Sample wise VEP annotation for Rare Variant Disease(Exome) vcf files through hail with my custom databases

My name is Krishna, and I am currently working as a project student in the field of Clinical Genetics, specifically the rare variant disease study of patient exome and whole genome samples.

I have successfully generated VCF files for each patient sample following the GATK best practices workflow, which includes adapter marking, alignment, duplicate marking, base quality score recalibration (BQSR), HaplotypeCaller, and hard filtering.

I am able to annotate these VCF files individually using the VEP docker container with custom databases available, such as Gnomad exomes, Gnomad genomes, Cosmic Mutations, dbSNP, CADD, and others. These databases are relevant for both Grch37 (cache v106) and Grch38 (cache v106) reference genomes.

Now I am interested in annotating these VCF files using the VEP docker container (Variant Effect Predictor) through Hail for scalability purposes.

Although I have reviewed the documentation on using VEP with Hail, I found it difficult to understand and it left me confused. I kindly request your assistance in clarifying the process and guiding me through it.

Thank you in advance for your help.

Using VEP through Hail is not easy (or, really, scalable) unless you’re using a cloud Spark cluster like Google Cloud Dataproc. Do you have access to that?

Thank you for your response, @danking.

Currently, I do not have access to a cloud-based Spark cluster. However, I can obtain access to a basic cluster to set up Hail VEP for initial testing purposes. Later on, I plan to scale up to a larger cluster.

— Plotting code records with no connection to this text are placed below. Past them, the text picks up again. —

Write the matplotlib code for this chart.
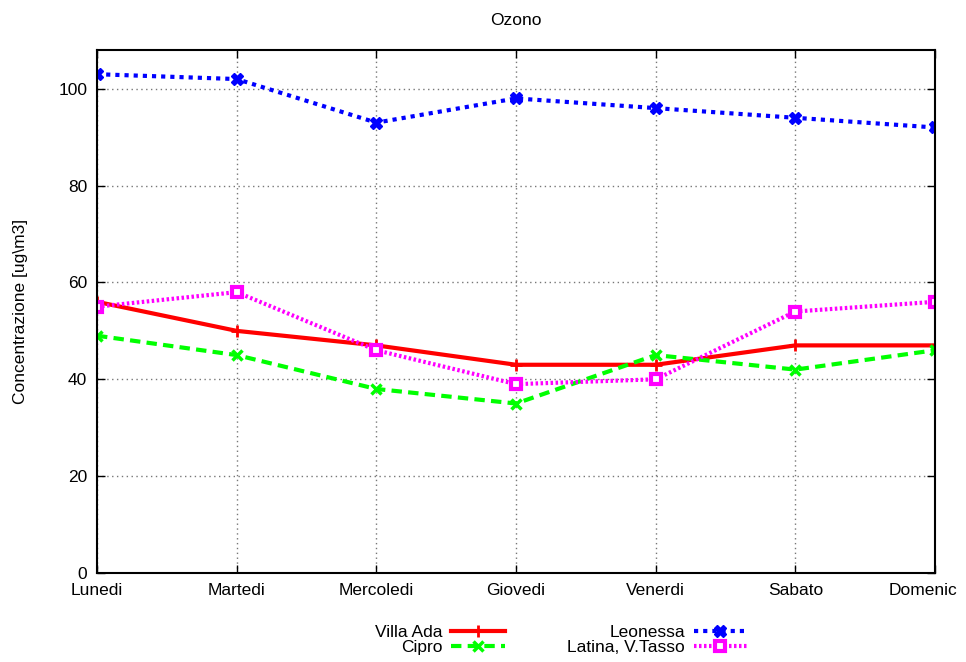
import matplotlib
matplotlib.use("Agg")
import matplotlib.pyplot as plt
from matplotlib.transforms import ScaledTranslation

plt.rcParams['font.family'] = ['Liberation Sans', 'DejaVu Sans']

days = ["Lunedi", "Martedi", "Mercoledi", "Giovedi", "Venerdi", "Sabato", "Domenic"]
villa_ada = [56, 50, 47, 43, 43, 47, 47]
cipro = [49, 45, 38, 35, 45, 42, 46]
leonessa = [103, 102, 93, 98, 96, 94, 92]
latina = [55, 58, 46, 39, 40, 54, 56]
yticks = [0, 20, 40, 60, 80, 100]

FS = 12.5

fig = plt.figure(figsize=(9.66, 6.62), dpi=100)
ax = fig.add_axes([97/966, 89/662, (935-97)/966, (573-50)/662])

x = list(range(len(days)))
l1, = ax.plot(x, villa_ada, color='#ff0000', lw=3, marker='+', ms=8, mew=2, label='Villa Ada')
l2, = ax.plot(x, cipro, color='#00ff00', lw=3, ls=(0, (2.5, 1.5)), marker='x', ms=7, mew=2.5, label='Cipro')
l3, = ax.plot(x, leonessa, color='#0000ff', lw=3, ls=(0, (1, 1.2)), marker='X', ms=8, mew=1, mec='#0000ff', label='Leonessa')
l4, = ax.plot(x, latina, color='#ff00ff', lw=3, ls=(0, (0.6, 0.6)), marker='s', ms=7, mfc='white', mec='#ff00ff', mew=3, label='Latina, V.Tasso')

ax.set_xlim(0, 6)
ax.set_ylim(0, 108)
ax.set_xticks(x)
ax.set_xticklabels(days, fontsize=FS)
ax.set_yticks(yticks)
ax.set_yticklabels([str(v) for v in yticks], fontsize=FS)
ax.tick_params(direction='in', top=True, right=True, length=6, width=1, pad=7)
ax.grid(True, color='#777777', ls=(0, (1, 2.5)), lw=1)
for s in ax.spines.values():
    s.set_linewidth(1.5)

last = ax.get_xticklabels()[-1]
last.set_transform(last.get_transform() + ScaledTranslation(-12/100, 0, fig.dpi_scale_trans))

ax.set_ylabel("Concentrazione [ug\\m3]", fontsize=FS)
ax.yaxis.set_label_coords(-0.082, 0.5)
ax.set_title("Ozono", fontsize=FS, pad=18)

leg = fig.legend(handles=[l1, l2, l3, l4], loc='center', bbox_to_anchor=(561/966, 1-640/662),
                 ncol=2, frameon=False, markerfirst=False, fontsize=FS,
                 handlelength=3.1, columnspacing=3.6, labelspacing=0.0, handletextpad=0.5)
for t in leg.get_texts():
    t.set_ha('right')

fig.savefig("out.png", dpi=100)
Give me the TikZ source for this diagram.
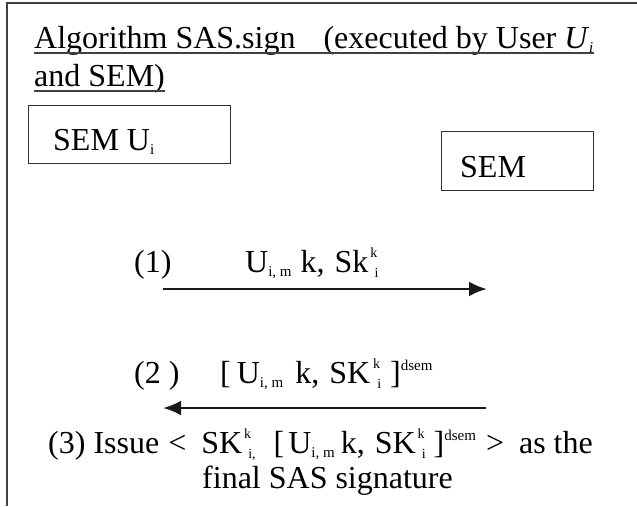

I would appreciate your guidance regarding the HAIL VEP setup and the most suitable cloud service in terms of pricing and ease of access for my specific use case scenario.

Thanks in advance.

I recommend Google Cloud Dataproc. See Hail | Google Cloud Platform

Thank you for your response @danking

I have carefully reviewed the documentation, but as I am not proficient in programming, I find myself facing several difficulties regarding Hail VEP. It would be immensely helpful if you could provide me with a tutorial that specifically addresses the annotation of monogenic rare disease study sample VCF files using Hail VEP.

Alternatively, I would greatly appreciate it if you could arrange a brief paid live session to guide me through the process of using Hail VEP.

Thank you in advance for your kind assistance.

I’m sorry, we do not have the capacity to provide this nature of support. We’re just a small team at a non-profit. Hail is fundamentally a programming language library. You might be better served by a company like DNANeuxs, BC Platforms, or Seven Bridges.

@danking Thank you for the response.

I will try to reach them out.

Thanks again!

Hello @danking,

I hope this message finds you well. I wanted to reach out regarding an issue I encountered while using HAIL VEP on my local server.

Issue: I have successfully run HAIL VEP with the specified parameters and custom database files. However, the output I am receiving is in JSON format, and as a result, the custom databases are not being displayed.

Here are the commands I used:

import hail as hl
hl.init()

mt = hl.import_vcf("/path-to-vcf/sample.vcf"reference_genome=“GRCh37”, contig_recoding={**{f’chr{x}': str(x) for x in range(1, 23)},
‘chrX’: ‘X’,
‘chrY’: ‘Y’,
‘chrM’: ‘MT’})
mt = hl.vep(mt, “/path-to-json/vep_config_GRCh37_JSON.json”)

For your reference, I have attached the JSON file I used. (Please note that I had to rename the file extension from .json to .txt due to an error during uploading).

vep_config_GRCh37_JSON.txt (5.0 KB)

The current output is a JSON file with three entities: “locus,” “alleles,” and “vep.”

However, I would like the output to be in the form of a tab-delimited file. When I specify the --tab parameter in the VEP command, I receive an error stating that it cannot be used for both JSON and tabular output simultaneously.

I would greatly appreciate your assistance in resolving this issue.

Thank you in advance for your help.

Hail can only read the JSON output of VEP. It doesn’t support the TSV output.

If you want to produce a TSV from your vep annotations you can try this:

ht = mt.rows()
ht = ht.select('vep')
ht = ht.flatten()
ht.export("foo.tsv")

However, note that this will still have JSON output in some columns. VEP’s output is necessarily structured data: there are a variable number of transcripts at each site and each transcript has several pieces of metadata.

If you just want to execute VEP to produce a TSV from your VCF, then I don’t think Hail is a good tool for you. You should install VEP and execute it directly.

@danking Thank you so much for your guidance and support.